What happens to our DNA, RNA and proteins if we spend a long time in space? A pair of 50-year-old twins will help
Identical twins Mark and Scott Kelly have signed up to be part of the first-ever twin study that takes place, at least partially, in space.
In March 2015, veteran astronaut Scott Kelly will begin a one-year stint living aboard the International Space Station. It will be the longest amount of consecutive time that any American astronaut has spent in space.
"We realized this is a unique opportunity to perform a class of novel studies because we had one twin flying aboard the International Space Station and one twin on the ground," said Craig Kundrot, deputy chief scientist of NASA's Human Research Program, in a statement. "We can study two individuals who have the same genetics, but are in different environments for one year."
NASA announced Friday that its Human Research Program will fund 10 short-term studies that compares the physiology of the two brothers to help the agency better understand and prepare for the health impacts of living in space for an extended time.
This would be especially important in preparing for a manned mission to Mars which would likely take about three years of space time, and subject astronauts to unprecedented amounts of radiation from space.

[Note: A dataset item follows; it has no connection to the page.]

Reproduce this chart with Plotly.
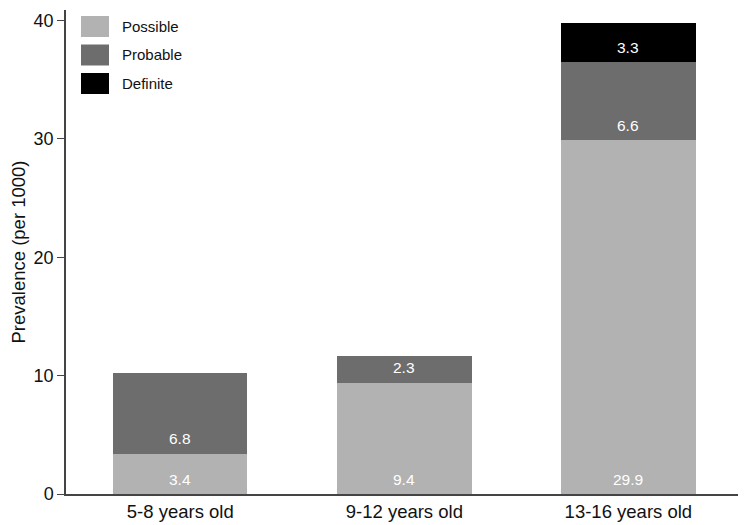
import plotly.graph_objects as go

# Data
age_groups = ["5-8 years old", "9-12 years old", "13-16 years old"]
series_names = ["Possible", "Probable", "Definite"]
possible = [3.4, 9.4, 29.9]
probable = [6.8, 2.3, 6.6]
definite = [0.0, 0.0, 3.3]
series_values = [possible, probable, definite]
series_colors = ["#b2b2b2", "#6d6d6d", "#000000"]
y_ticks = [0, 10, 20, 30, 40]

FONT = "Liberation Sans, Arial, Helvetica, sans-serif"

# page body has an 8px margin, so the figure is drawn 8px smaller
PAGE_PAD = 8

fig = go.Figure()

base = [0.0] * len(age_groups)
for name, vals, color in zip(series_names, series_values, series_colors):
    fig.add_trace(
        go.Bar(
            name=name,
            x=list(range(len(age_groups))),
            y=vals,
            marker=dict(color=color, line_width=0),
            width=0.6,
            showlegend=False,
        )
    )
    # value labels, a fixed distance above the bottom of each segment
    for i, v in enumerate(vals):
        if v > 0:
            fig.add_annotation(
                x=i,
                y=base[i],
                text=f"{v:.1f}",
                showarrow=False,
                yanchor="middle",
                yshift=15,
                font=dict(family=FONT, size=15.5, color="white"),
            )
        base[i] += v

# Hand-drawn legend with large swatches
for k, (name, color) in enumerate(zip(series_names, series_colors)):
    top = 16 + k * 28.5
    fig.add_shape(
        type="rect",
        xref="paper",
        yref="paper",
        x0=(81 - 66) / 680,
        x1=(109 - 66) / 680,
        y0=(494 - top) / 484,
        y1=(494 - top - 21) / 484,
        fillcolor=color,
        line_width=0,
    )
    fig.add_annotation(
        xref="paper",
        yref="paper",
        x=(120 - 66) / 680,
        y=(494 - top - 10.5) / 484,
        text=name,
        showarrow=False,
        xanchor="left",
        yanchor="middle",
        font=dict(family=FONT, size=15, color="#111111"),
    )

fig.update_layout(
    barmode="stack",
    width=746 - PAGE_PAD,
    height=525 - PAGE_PAD,
    margin=dict(l=66 - PAGE_PAD, r=0, t=10 - PAGE_PAD, b=31),
    plot_bgcolor="white",
    paper_bgcolor="white",
    font=dict(family=FONT, size=18, color="#111111"),
    showlegend=False,
)
fig.update_xaxes(
    range=[-0.51, 2.525],
    tickvals=list(range(len(age_groups))),
    ticktext=age_groups,
    showline=True,
    linecolor="#444444",
    linewidth=1.5,
    ticks="",
    showgrid=False,
    zeroline=False,
    automargin=False,
    tickfont=dict(size=18.5),
)
fig.update_yaxes(
    range=[0, 40.9],
    tickvals=y_ticks,
    showline=True,
    linecolor="#444444",
    linewidth=1.5,
    ticks="outside",
    ticklen=7,
    tickcolor="#444444",
    showgrid=False,
    zeroline=False,
    automargin=False,
    title=dict(text="Prevalence (per 1000)", font=dict(size=18.5), standoff=10),
    tickfont=dict(size=18),
)

fig.write_html("out.html")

The studies will look for differences in the twins on the molecular level, in the bacteria that live in their gut, in their overall physical bodies, and also in their behavioral thinking. For example, they will test if Scott Kelly continues to be as alert as his brother after a full year in space.
The space agency said in a release that these twin studies will not provide definitive data about the how spaceflight effects humans -- the study sample is too small. But it might help researchers figure out what to focus on in larger studies in the future.